Design a Distributed Job Scheduler
Cron-class scheduler at planet scale: leases, exactly-once-effect, retries with back-off, DAG dependencies, and at-most-once concurrency.
Intro
A distributed job scheduler runs millions of recurring + one-off tasks across a worker fleet. The hard parts are leadership-free coordination (no single dispatcher), idempotent execution (workers crash mid-task), and per-job concurrency limits (often `at-most-one running` for cron).
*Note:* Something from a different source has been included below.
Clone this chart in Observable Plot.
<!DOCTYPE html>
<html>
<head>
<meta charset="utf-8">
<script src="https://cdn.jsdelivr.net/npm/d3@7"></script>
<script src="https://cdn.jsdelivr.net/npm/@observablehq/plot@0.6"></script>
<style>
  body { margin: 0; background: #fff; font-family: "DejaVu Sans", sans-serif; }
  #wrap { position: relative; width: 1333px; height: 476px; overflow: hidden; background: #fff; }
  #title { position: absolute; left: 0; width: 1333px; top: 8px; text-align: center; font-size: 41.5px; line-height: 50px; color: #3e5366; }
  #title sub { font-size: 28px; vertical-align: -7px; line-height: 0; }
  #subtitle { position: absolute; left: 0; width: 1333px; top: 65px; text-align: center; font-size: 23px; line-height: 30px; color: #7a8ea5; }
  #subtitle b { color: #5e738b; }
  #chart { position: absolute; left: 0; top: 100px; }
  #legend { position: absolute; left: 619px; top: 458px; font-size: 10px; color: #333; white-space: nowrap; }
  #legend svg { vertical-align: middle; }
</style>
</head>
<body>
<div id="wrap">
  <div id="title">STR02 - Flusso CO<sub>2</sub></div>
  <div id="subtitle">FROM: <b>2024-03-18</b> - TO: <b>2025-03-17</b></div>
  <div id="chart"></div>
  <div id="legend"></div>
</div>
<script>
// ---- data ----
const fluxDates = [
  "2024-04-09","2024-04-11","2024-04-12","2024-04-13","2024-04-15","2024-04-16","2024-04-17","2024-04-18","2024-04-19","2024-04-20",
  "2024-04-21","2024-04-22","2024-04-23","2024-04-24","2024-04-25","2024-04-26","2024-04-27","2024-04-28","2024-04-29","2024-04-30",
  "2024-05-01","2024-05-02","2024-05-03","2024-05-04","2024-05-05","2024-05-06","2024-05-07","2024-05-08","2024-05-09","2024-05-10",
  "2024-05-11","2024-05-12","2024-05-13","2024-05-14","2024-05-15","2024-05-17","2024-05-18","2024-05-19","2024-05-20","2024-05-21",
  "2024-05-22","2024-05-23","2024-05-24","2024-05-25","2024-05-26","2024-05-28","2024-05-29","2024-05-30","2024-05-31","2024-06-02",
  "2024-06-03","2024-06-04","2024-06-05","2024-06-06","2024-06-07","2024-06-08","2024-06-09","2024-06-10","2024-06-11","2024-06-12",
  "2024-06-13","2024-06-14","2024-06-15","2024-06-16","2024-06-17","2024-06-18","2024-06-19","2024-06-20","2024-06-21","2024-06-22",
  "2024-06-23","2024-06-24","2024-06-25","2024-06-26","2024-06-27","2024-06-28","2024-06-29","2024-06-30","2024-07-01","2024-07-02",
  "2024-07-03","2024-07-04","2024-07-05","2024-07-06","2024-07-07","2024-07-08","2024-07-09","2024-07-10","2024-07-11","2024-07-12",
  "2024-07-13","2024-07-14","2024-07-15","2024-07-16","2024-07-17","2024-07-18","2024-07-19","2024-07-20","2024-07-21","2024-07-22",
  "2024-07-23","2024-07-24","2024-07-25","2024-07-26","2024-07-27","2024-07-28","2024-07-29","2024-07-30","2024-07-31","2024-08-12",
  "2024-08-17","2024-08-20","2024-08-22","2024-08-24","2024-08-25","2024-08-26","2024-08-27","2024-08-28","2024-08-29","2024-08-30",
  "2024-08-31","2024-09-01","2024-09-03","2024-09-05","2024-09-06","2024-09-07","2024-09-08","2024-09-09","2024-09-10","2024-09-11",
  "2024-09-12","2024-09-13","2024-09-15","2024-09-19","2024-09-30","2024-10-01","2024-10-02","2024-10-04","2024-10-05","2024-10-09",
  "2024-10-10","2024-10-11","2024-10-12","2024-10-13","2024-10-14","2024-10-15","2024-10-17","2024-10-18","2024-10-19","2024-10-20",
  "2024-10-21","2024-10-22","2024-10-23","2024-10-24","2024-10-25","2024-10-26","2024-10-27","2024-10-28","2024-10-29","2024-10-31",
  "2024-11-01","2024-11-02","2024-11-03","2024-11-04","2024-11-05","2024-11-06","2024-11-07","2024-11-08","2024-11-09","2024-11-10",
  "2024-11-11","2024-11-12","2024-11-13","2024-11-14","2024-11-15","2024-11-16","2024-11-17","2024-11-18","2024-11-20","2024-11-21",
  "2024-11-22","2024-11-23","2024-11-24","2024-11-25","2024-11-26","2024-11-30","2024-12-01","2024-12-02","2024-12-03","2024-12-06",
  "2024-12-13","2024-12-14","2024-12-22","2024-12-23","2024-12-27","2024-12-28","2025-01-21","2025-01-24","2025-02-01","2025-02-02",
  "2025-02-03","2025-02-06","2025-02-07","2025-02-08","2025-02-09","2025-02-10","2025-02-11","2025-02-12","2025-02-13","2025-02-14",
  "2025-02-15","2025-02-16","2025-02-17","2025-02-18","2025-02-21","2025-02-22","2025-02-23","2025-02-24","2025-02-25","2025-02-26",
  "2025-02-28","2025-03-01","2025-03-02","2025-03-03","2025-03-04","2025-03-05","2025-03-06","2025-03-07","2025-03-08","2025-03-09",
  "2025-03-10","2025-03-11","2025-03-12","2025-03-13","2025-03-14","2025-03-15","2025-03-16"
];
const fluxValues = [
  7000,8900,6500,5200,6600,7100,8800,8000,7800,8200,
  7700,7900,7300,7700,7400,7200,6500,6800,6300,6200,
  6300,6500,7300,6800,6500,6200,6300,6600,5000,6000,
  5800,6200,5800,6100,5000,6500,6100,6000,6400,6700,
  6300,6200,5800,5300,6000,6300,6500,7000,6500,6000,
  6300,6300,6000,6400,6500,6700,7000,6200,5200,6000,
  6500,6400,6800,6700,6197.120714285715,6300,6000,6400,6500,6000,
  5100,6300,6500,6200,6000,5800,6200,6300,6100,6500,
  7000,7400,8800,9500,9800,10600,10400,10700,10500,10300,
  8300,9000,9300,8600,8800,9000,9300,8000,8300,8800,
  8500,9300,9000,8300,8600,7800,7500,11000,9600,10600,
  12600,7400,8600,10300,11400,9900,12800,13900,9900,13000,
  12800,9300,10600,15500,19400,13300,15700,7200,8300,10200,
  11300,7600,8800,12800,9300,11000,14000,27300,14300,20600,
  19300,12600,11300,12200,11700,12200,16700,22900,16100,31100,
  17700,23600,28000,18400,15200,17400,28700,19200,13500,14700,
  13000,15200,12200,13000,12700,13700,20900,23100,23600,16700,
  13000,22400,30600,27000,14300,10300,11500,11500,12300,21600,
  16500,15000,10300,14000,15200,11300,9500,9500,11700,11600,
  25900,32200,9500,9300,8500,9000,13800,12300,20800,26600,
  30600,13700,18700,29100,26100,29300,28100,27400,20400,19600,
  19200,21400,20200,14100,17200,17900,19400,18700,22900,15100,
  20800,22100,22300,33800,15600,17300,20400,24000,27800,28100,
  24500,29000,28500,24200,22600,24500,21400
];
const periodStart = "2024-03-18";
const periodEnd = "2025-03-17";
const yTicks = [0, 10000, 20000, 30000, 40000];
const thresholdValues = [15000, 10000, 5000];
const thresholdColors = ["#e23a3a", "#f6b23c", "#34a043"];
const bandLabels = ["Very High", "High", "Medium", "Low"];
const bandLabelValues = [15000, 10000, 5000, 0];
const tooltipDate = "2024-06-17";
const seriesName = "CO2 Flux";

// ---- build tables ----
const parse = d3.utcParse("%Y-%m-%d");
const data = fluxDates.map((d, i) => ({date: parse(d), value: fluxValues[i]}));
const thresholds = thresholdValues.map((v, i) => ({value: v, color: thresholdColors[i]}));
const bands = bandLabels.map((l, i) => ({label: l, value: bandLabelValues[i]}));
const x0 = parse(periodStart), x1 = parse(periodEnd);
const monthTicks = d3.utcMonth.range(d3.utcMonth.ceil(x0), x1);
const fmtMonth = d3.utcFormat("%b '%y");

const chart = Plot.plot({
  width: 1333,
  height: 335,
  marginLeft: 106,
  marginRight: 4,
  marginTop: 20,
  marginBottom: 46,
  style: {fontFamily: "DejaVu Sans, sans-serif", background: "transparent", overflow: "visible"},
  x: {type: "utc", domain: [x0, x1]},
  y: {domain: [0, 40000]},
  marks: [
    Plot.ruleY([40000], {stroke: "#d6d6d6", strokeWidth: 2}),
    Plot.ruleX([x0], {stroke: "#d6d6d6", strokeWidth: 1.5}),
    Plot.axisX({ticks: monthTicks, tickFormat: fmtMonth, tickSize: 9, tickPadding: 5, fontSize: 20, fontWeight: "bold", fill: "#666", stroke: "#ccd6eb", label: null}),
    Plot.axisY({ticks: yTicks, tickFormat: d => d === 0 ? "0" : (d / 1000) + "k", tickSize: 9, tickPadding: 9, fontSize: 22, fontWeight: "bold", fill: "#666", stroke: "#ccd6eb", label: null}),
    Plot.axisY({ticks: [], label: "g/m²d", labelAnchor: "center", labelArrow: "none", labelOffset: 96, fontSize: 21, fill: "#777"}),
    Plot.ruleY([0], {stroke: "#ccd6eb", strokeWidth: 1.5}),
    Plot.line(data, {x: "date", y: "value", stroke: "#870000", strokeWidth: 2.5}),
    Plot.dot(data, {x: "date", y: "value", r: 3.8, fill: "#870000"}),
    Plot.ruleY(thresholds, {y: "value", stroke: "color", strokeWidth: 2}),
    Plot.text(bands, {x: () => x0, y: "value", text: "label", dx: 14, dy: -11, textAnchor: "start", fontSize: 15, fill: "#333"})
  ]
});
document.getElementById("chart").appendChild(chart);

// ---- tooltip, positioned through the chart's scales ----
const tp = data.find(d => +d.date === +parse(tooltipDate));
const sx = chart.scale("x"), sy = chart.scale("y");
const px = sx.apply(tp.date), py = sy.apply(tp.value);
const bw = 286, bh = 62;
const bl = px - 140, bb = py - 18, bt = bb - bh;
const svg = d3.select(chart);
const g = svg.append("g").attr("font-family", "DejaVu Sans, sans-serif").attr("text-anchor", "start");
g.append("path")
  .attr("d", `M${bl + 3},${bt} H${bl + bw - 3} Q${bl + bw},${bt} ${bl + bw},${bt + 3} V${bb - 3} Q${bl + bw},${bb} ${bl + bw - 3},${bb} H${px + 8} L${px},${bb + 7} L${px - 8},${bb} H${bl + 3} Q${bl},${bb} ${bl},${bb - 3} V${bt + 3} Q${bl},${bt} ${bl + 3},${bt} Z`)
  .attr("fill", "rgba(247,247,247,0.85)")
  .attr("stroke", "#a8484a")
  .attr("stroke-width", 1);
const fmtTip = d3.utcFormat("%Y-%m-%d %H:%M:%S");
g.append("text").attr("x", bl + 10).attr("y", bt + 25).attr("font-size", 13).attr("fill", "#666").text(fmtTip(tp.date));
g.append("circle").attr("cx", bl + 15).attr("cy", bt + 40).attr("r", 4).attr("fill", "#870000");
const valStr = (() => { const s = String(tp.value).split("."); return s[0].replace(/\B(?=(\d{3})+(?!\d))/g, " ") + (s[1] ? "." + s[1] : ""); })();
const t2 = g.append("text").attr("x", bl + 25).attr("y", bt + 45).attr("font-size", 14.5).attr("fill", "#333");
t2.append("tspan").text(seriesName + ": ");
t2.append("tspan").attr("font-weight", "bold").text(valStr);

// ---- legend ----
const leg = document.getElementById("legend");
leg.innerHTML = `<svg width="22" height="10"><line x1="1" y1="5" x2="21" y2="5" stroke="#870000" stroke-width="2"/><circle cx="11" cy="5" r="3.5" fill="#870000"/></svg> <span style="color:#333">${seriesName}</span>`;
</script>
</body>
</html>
Think Kubernetes CronJob + AWS EventBridge + Airbnb's Airflow.
Functional
- Schedule one-off + recurring (cron) jobs.
- Execute on a worker pool with retries + back-off.
- DAG dependencies — job B starts when job A succeeds.
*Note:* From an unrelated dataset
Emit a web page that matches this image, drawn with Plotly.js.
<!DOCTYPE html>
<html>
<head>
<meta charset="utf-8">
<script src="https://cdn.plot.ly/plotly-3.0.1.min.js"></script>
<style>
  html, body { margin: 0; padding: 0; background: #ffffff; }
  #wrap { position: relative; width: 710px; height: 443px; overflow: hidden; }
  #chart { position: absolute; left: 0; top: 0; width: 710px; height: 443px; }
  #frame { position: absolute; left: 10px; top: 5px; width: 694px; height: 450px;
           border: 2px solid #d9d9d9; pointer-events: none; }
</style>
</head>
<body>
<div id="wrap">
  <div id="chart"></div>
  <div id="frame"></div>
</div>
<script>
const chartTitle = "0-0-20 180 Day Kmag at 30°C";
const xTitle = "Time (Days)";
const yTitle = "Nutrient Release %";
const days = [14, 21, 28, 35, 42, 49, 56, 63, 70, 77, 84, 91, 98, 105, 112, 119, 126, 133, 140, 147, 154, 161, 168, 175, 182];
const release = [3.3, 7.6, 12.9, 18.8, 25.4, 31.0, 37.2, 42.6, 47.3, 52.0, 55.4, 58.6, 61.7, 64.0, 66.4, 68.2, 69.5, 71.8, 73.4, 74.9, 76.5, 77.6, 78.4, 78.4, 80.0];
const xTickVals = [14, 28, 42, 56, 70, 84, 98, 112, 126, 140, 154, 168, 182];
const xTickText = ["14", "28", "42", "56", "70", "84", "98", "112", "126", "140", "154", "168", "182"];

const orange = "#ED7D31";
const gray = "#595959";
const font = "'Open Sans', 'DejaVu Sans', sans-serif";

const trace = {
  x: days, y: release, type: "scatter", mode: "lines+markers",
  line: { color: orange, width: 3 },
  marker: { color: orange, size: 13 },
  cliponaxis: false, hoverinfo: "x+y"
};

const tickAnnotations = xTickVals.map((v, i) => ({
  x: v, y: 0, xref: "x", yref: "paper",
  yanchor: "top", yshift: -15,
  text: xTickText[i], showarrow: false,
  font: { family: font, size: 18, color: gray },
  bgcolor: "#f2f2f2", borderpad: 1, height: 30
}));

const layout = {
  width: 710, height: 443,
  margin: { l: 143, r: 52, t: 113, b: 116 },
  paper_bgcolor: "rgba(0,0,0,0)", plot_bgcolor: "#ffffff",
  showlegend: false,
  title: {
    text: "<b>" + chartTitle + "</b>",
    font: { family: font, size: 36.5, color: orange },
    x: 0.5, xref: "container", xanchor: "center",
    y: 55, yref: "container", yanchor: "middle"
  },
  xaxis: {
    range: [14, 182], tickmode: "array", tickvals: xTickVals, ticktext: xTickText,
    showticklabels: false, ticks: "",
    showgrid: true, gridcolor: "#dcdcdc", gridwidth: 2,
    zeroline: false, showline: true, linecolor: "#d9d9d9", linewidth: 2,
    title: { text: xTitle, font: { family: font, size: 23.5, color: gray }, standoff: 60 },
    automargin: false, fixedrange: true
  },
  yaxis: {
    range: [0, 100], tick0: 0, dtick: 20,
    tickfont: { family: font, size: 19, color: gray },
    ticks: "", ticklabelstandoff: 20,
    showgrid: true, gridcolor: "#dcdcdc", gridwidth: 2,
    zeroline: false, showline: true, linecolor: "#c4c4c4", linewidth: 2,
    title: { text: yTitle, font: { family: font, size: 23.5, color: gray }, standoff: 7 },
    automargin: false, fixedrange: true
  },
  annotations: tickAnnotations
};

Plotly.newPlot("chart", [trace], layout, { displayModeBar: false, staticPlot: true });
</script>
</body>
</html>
- Per-job concurrency limit (often 1).
Non-functional
- Trigger latency p95 < 1 s after due time.
- 1 M scheduled jobs; 100 k peak concurrent runs.
- Exactly-once-effect (idempotent + dedupe) on retries.
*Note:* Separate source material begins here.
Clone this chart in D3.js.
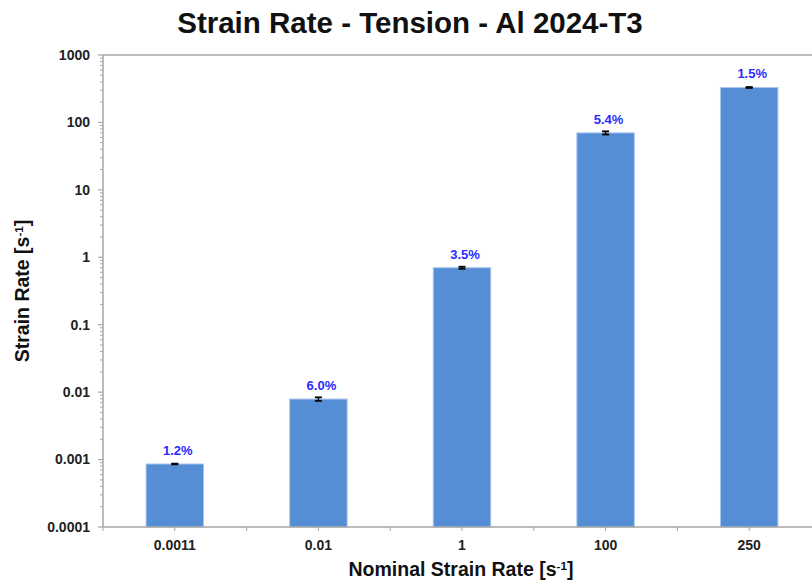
<!DOCTYPE html>
<html>
<head>
<meta charset="utf-8">
<script src="https://cdn.jsdelivr.net/npm/d3@7"></script>
<style>
  html, body { margin: 0; padding: 0; background: #fff; }
  svg { display: block; font-family: "Liberation Sans", Arial, sans-serif; }
</style>
</head>
<body>
<svg id="chart" width="812" height="580"></svg>
<script>
// Nominal strain-rate groups and measured mean strain rates (s^-1)
const categories = ["0.0011", "0.01", "1", "100", "250"];
const strainRates = [0.00086, 0.0079, 0.70, 70, 330];
// Scatter of each group, as percent of the mean
const scatterPct = [1.2, 6.0, 3.5, 5.4, 1.5];
const yTicks = [0.0001, 0.001, 0.01, 0.1, 1, 10, 100, 1000];
const yTickLabels = ["0.0001", "0.001", "0.01", "0.1", "1", "10", "100", "1000"];

const svg = d3.select("#chart");
const m = { left: 103, right: 821, top: 55, bottom: 527 };
const axisColor = "#a6a6a6";

const x = d3.scaleBand().domain(categories).range([m.left, m.right]).paddingInner(0).paddingOuter(0);
const y = d3.scaleLog().domain([0.0001, 1000]).range([m.bottom, m.top]);

// Title
svg.append("text")
  .attr("x", 410).attr("y", 33)
  .attr("text-anchor", "middle")
  .attr("font-size", 29.5).attr("font-weight", "bold")
  .attr("fill", "#111")
  .text("Strain Rate - Tension - Al 2024-T3");

// Top frame line
svg.append("line")
  .attr("x1", m.left).attr("x2", m.right)
  .attr("y1", m.top).attr("y2", m.top)
  .attr("stroke", axisColor).attr("stroke-width", 1.5);

// Y axis with log minor ticks
const minorTicks = [];
for (let e = -4; e < 3; e++) {
  for (let k = 2; k <= 9; k++) minorTicks.push(k * Math.pow(10, e));
}
const gy = svg.append("g");
gy.selectAll("line.minor").data(minorTicks).join("line")
  .attr("class", "minor")
  .attr("x1", m.left - 3).attr("x2", m.left)
  .attr("y1", d => y(d)).attr("y2", d => y(d))
  .attr("stroke", axisColor).attr("stroke-width", 1);
gy.selectAll("line.major").data(yTicks).join("line")
  .attr("class", "major")
  .attr("x1", m.left - 5).attr("x2", m.left)
  .attr("y1", d => y(d)).attr("y2", d => y(d))
  .attr("stroke", axisColor).attr("stroke-width", 1.2);
gy.selectAll("text").data(yTicks).join("text")
  .attr("x", m.left - 13).attr("y", d => y(d))
  .attr("dy", "0.35em")
  .attr("text-anchor", "end")
  .attr("font-size", 14).attr("font-weight", "bold").attr("fill", "#222")
  .text((d, i) => yTickLabels[i]);
gy.append("line")
  .attr("x1", m.left).attr("x2", m.left)
  .attr("y1", m.top).attr("y2", m.bottom)
  .attr("stroke", axisColor).attr("stroke-width", 1.5);

// Bars
const barW = x.bandwidth() * 0.4;
svg.append("g").selectAll("rect").data(categories).join("rect")
  .attr("x", d => x(d) + (x.bandwidth() - barW) / 2)
  .attr("width", barW)
  .attr("y", (d, i) => y(strainRates[i]))
  .attr("height", (d, i) => m.bottom - y(strainRates[i]))
  .attr("fill", "#558ed5")
  .attr("stroke", "#a9c6ee").attr("stroke-width", 1);

// Error bars
const eg = svg.append("g");
categories.forEach((c, i) => {
  const cx = x(c) + x.bandwidth() / 2;
  const lo = strainRates[i] * (1 - scatterPct[i] / 100);
  const hi = strainRates[i] * (1 + scatterPct[i] / 100);
  eg.append("line").attr("x1", cx).attr("x2", cx).attr("y1", y(lo)).attr("y2", y(hi))
    .attr("stroke", "#000").attr("stroke-width", 1.5);
  [lo, hi].forEach(v => eg.append("line")
    .attr("x1", cx - 3.5).attr("x2", cx + 3.5).attr("y1", y(v)).attr("y2", y(v))
    .attr("stroke", "#000").attr("stroke-width", 1.8));
});

// Percentage labels above bars
svg.append("g").selectAll("text").data(categories).join("text")
  .attr("x", d => x(d) + x.bandwidth() / 2 + 3)
  .attr("y", (d, i) => y(strainRates[i]) - 9)
  .attr("text-anchor", "middle")
  .attr("font-size", 13).attr("font-weight", "bold").attr("fill", "#2a2aff")
  .text((d, i) => scatterPct[i].toFixed(1) + "%");

// X axis
const xTickPos = [];
categories.forEach(c => { xTickPos.push(x(c)); xTickPos.push(x(c) + x.bandwidth() / 2); });
xTickPos.push(m.right);
svg.append("g").selectAll("line").data(xTickPos).join("line")
  .attr("x1", d => d).attr("x2", d => d)
  .attr("y1", m.bottom).attr("y2", m.bottom + 4)
  .attr("stroke", axisColor).attr("stroke-width", 1);
svg.append("line")
  .attr("x1", m.left).attr("x2", m.right)
  .attr("y1", m.bottom).attr("y2", m.bottom)
  .attr("stroke", axisColor).attr("stroke-width", 1.5);
svg.append("g").selectAll("text").data(categories).join("text")
  .attr("x", d => x(d) + x.bandwidth() / 2)
  .attr("y", 550)
  .attr("text-anchor", "middle")
  .attr("font-size", 14).attr("font-weight", "bold").attr("fill", "#222")
  .text(d => d);

// Axis titles with superscript units
function unitTitle(sel, label) {
  sel.append("tspan").text(label + " [s");
  sel.append("tspan").attr("baseline-shift", "super").attr("font-size", "0.6em").text("-1");
  sel.append("tspan").text("]");
}
const xt = svg.append("text")
  .attr("x", 461).attr("y", 576)
  .attr("text-anchor", "middle")
  .attr("font-size", 19.5).attr("font-weight", "bold").attr("fill", "#111");
unitTitle(xt, "Nominal Strain Rate");

const yt = svg.append("text")
  .attr("transform", "translate(29,291) rotate(-90)")
  .attr("text-anchor", "middle")
  .attr("font-size", 19.5).attr("font-weight", "bold").attr("fill", "#111");
unitTitle(yt, "Strain Rate");
</script>
</body>
</html>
- Worker crash tolerance — leases recovered automatically.
Components
Schedule store
Postgres / Cassandra of (job_id, next_run_at, ...)
Dispatcher
Periodically scans due jobs and enqueues runs.
Run queue
Kafka / Redis Streams partitioned by job_id.
Workers
Lease + execute with heartbeats.
Lease store
Redis with atomic Lua.
DAG engine
Tracks dependencies + emits on success.
Trade-offs
Push (broker fans to workers) vs. pull (workers poll)
Pros
- Push: low latency.
- Pull: workers self-throttle.
Cons
- Push: needs membership info.
- Pull: poll overhead.
Exactly-once semantics vs. at-least-once + idempotency
Pros
- Idempotency is achievable; exactly-once across crashes is not.
Cons
- Tasks must be designed idempotent (idempotency_key).
Scale concerns
- Thundering herd at 0:00 cron boundaries.
- Long-running tasks blocking concurrency budget.
- Worker crash with held lease — must time-out cleanly.
- DAG cycles or stuck nodes.